While the changeout was required due to test results prior to the shipping of AMS to the Kennedy Space Center (KSC), MOD are happy the changes were made from their own operational standpoint.
“Simplifies operations for MOD: No longer any LCCs (were required due to cryo system). No longer any ascent commanding (was required due to cryo system). Reduced time criticality to get activated (cryo system was a consumable = limited lifetime).”
With NASA happy the new configuration of AMS will support the extension of the ISS to 2020, only one further change was ordered – relating to the PCBs in the PDS – due to the extended lifetime of the orbital outpost.
“AMS-02 cryo magnet change-out has been successfully completed as planned. The collaboration has performed extended thermal/life cycle testing due to the ISS extension to 2020 (and perhaps beyond). Although no failures have occurred, the collaboration has decided to upgrade some Printed Circuit Boards (PCB) in the Power Distribution System (PDS),” added the MOD presentation.
“Concern over the extended life for potential impact of micro-cracks that formed in solder joints. The PCBs being replaced are on the output or payload side of the PDS- the input or Shuttle/ISS side are not affected and will not be touched.
“AMS mission success/mission assurance item only, no Shuttle or ISS impact. Total of 22 PCBs to be replaced. Schedule supports February 27th launch with – 2 weeks margin. Only impact to MOD was to move AMS Install sim from Dec 20th to Dec 16th to ensure AMS personnel support.”
“The following upgrades are being implemented to improve thermal performance and provide better assurance that the PDS lifetime will exceed the ISS lifetime: The Mounting Brackets will be changed from Aluminum to Copper-Berylium to better match the Coefficient of Thermal Expansion (CTE) of the Cu-Be housings of the Mosfets & Diodes.

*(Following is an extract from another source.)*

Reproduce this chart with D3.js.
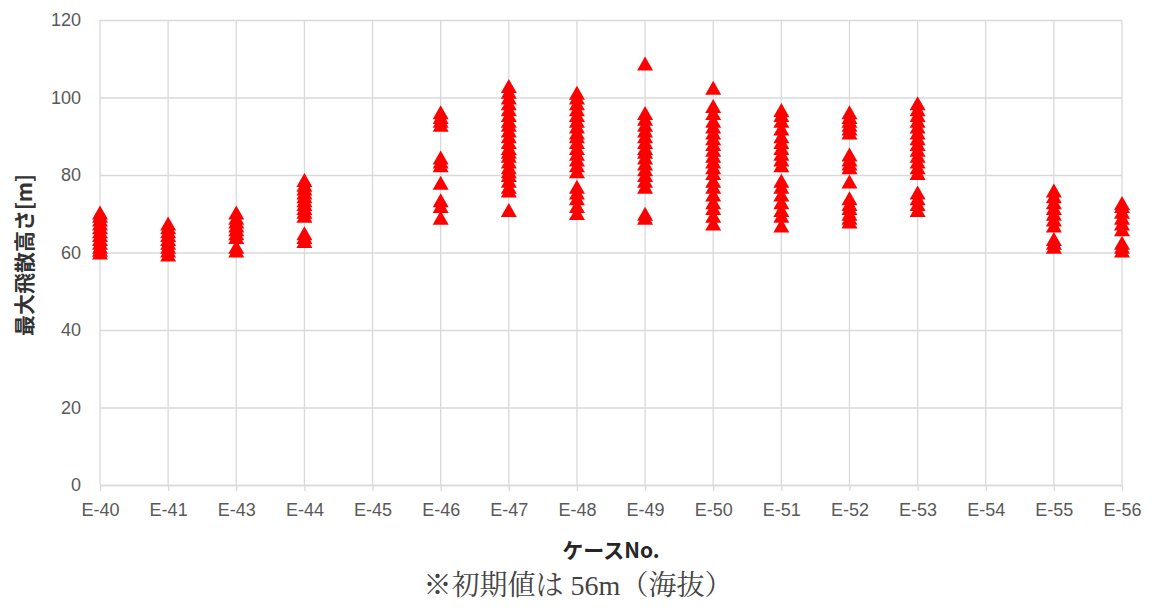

“Gap alignment & tolerance between components will be improved. Mating surfaces will have Chotherm and Therm-a-Form added. Soldering configuration will be upgraded with the addition of a rivet and double-sided thru-hole joints.
“No active components will be replaced. The upgrade will be presented to the Shuttle Program, ISS Program, JSC PSRP and ISS SRP.”
The original manufacturer in Italy will carry out the upgrades before shipping them into KSC for installation into AMS. No impacts were expected from the previous late February launch date, though that margin has been relaxed yet further with the slip to the April 1 placeholder.
“The upgrades will be performed by the original manufacturer, Carlo Gavazzi Space in Italy. They already have all the facilities, materials, parts, personnel, test, inspection, and support resources required,” the presentation added.
“They have already done several upgrades to non-flight qualification boards to assure success when the flight boards are received. Extensive static, vibration, thermal cycle and functional tests of non-flight boards & components have and are being done to qualify the process.
“Thermal, vibration, and functional testing will be done at a board level. Functional testing will be repeated at the systems level. The upgrade is being monitored daily by experts from CERN, MIT, & INFN. Results thus far indicate the planned delivery dates and technical requirements will be met. The progress will be regularly reported to JSC.”
Among the multitude of payloads Endeavour will carry to orbit in addition to AMS-02, is the Express Logistics Carrier 3 (ELC-3), Also riding with Endeavour are the Materials on International Space Station Experiment 8 (MISSE 8), an Orion Rendezvous Detailed Test Objective (DTO) kit, and a GLACIER freezer module for one of the Station’s science laboratories.
Endeavour will also return the MISSE 7a and 7b experiments to Earth as well as perform four Department of Defense payloads of opportunity: MAUI, SEITI, RAMBO-2, and SIMPLEX.